Jarrod Saltalamacchia followed with a double to center to drive in two more. The catcher entered the at-bat 1-for-15 lifetime against Burnett.
"He was due," Redmond quipped.
Just as important for Saltalamacchia's confidence, though, was his performance behind the plate. After Marlins pitchers threw four wild pitches with Saltalamacchia back there in Tuesday night's loss, the 29-year-old catcher came back to turn in a solid defensive performance on Wednesday.
"He did great," Redmond said. "Definitely, as a former catcher, coming off a tough night as a catcher, it's really important to get that guy back in there and let him have a great night. And he was able to do that tonight."

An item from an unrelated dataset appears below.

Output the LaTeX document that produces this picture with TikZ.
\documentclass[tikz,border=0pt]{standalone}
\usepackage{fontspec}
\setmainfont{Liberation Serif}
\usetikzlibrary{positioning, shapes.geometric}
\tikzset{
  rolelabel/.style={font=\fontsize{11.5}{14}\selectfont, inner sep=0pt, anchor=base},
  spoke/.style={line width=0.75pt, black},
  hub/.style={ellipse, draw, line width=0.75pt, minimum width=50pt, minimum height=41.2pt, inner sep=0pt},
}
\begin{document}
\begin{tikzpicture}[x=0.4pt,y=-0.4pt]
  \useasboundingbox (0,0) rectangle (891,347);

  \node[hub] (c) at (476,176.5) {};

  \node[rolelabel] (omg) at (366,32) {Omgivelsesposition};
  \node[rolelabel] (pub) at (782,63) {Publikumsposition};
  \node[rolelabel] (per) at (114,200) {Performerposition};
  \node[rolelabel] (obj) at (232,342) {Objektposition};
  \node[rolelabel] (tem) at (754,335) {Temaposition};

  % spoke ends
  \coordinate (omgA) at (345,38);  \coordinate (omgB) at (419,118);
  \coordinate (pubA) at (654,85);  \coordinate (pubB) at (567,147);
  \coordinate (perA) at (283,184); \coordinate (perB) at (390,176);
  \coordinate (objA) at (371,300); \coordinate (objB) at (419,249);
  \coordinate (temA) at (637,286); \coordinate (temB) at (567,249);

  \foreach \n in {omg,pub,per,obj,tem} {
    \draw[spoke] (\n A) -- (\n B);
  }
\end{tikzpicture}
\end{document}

The Phillies scraped together a single run in the fifth and sixth, but they couldn't inflict more damage against Alvarez. Miami's starter allowed two runs (one earned) on seven hits and two walks while striking out three.
Alvarez, who attributed his recent dominance to "just working hard and being able to maintain my pitches down in the zone," induced a pair of double plays.

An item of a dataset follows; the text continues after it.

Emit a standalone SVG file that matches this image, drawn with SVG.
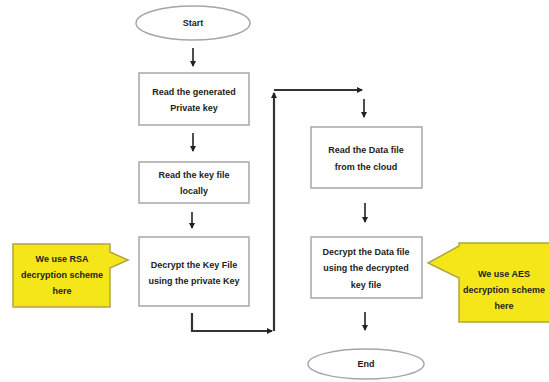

"It helped me a lot to keep my pitch count down," Alvarez said.
Miami played better fundamental baseball than it did in Tuesday night's contest, but still committed its fair share of mistakes in the field. Philly's run in the fifth scored after a throwing error by second baseman Derek Dietrich that put Ben Revere on base to lead off the inning. In the seventh, a botched grounder to shortstop Ed Lucas allowed runners to reach first and third with two outs.
But in both those instances, the Marlins did well to limit the damage -- Alvarez got Ryan Howard and Chase Utley to fly out to hold Philly to one run in the fifth, and left-handed reliever Mike Dunn got Howard out on a grounder to end the threat in the seventh.
"That's part of the character of this ballclub, is we pick each other up and we keep going," Redmond said. "We make mistakes, but we're able to turn the page and get the outs."
While the double plays helped limit the number of pitches Alvarez tossed, the Marlins' sloppiness in the field did the opposite.
"He had a couple of defensive miscues there that cost him some pitches that in those middle innings where, had we made those plays, he might have been able to finish that game," Redmond said. "That cost him about 15 or 20 pitches."
After Kevin Gregg pitched a 1-2-3 eighth, closer Steve Cishek struck out the side in the ninth for his 18th save.
The win pulled Miami back to .500 and within 2 1/2 games of first place in the National League East.
Said Redmond of Alvarez: "I think you're watching a guy who's starting to understand what he can and can't do. What he can become, they type of pitcher he can become. He's still a young guy. I think that's the beauty of having young starters, is when they start to realize how good they can be."